The Early Release tables from the USDA depicting the next 10 years of trends and prices had a few interesting take-aways. U.S. and world gross domestic product numbers are consistent (U.S. 2.0% over the next 10 years, world at 2.8%) and boring. In this case, boring is good. Recall the high correlation between world GDP growth and protein consumption. If this trend holds intact, we will need almost 50% more protein across the world in the next decade or so. This may sound too good to be true, but the math does not lie. Remember that the United States represents only 5% of the world’s population and over 40% of the wealth. It is not about us, it is about the rest of the world. Sometimes it is too easy to just look out our back door for our perceptions when a bigger perspective is required to understand the whole picture.

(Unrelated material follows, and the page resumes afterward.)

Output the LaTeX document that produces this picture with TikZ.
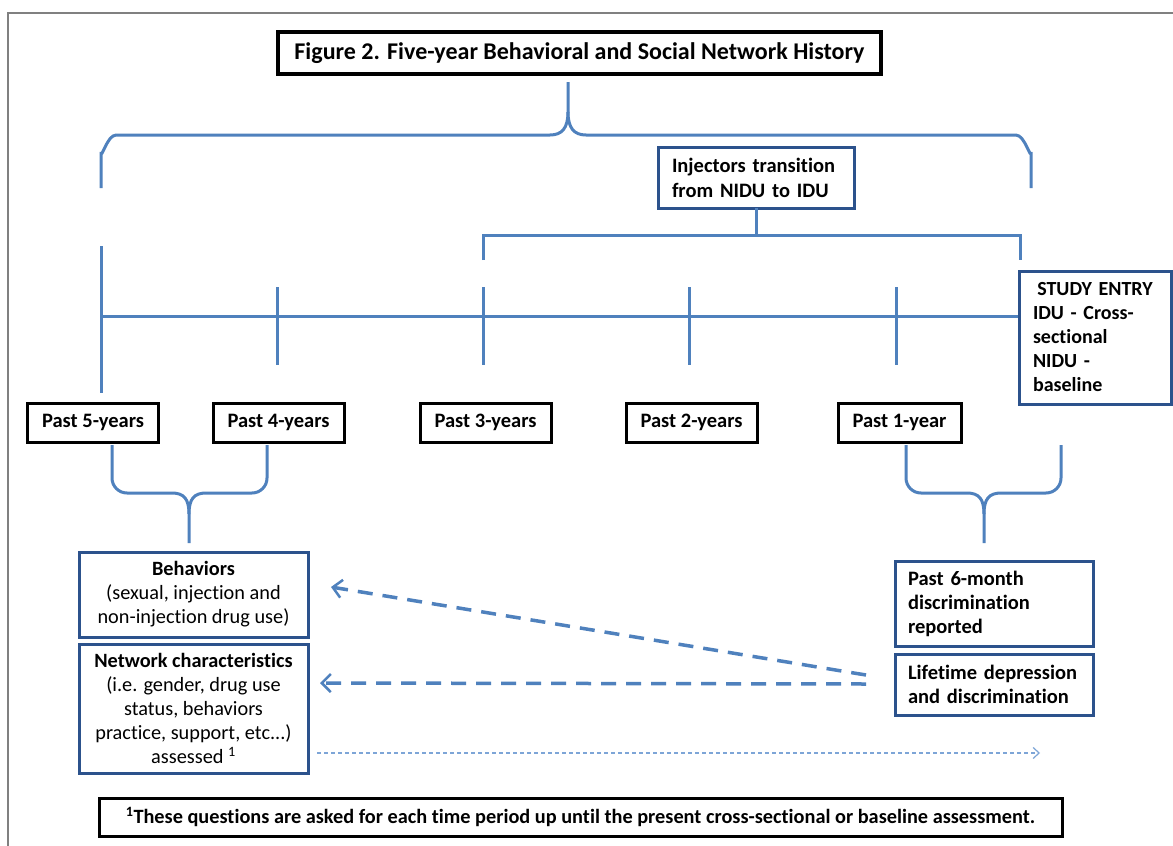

The second thing that jumped out at me from the long-term projections is consistent with what I shared above regarding the export markets as the key to success for the protein sector, it just surprised me a bit. After several years of per capita increases in broiler consumption (graph attached) we are forecast to flatten out just shy of 95 pounds per person. This is occurring as the United States is on the cusp of opening six new poultry processing facilities in the next year. The economics for our feathered counterparts does not look too rosy, declining from a national composite price of 97 cents per pound this year to the high-80s for as far as the eye can see. Before we get too smug, the same USDA that thinks the chicken guys are going to struggle to find profits have the pork sector at essentially breakeven for the same timeframe. It is tough to overemphasize how import exports are going to be to the U.S. protein industry in the coming years.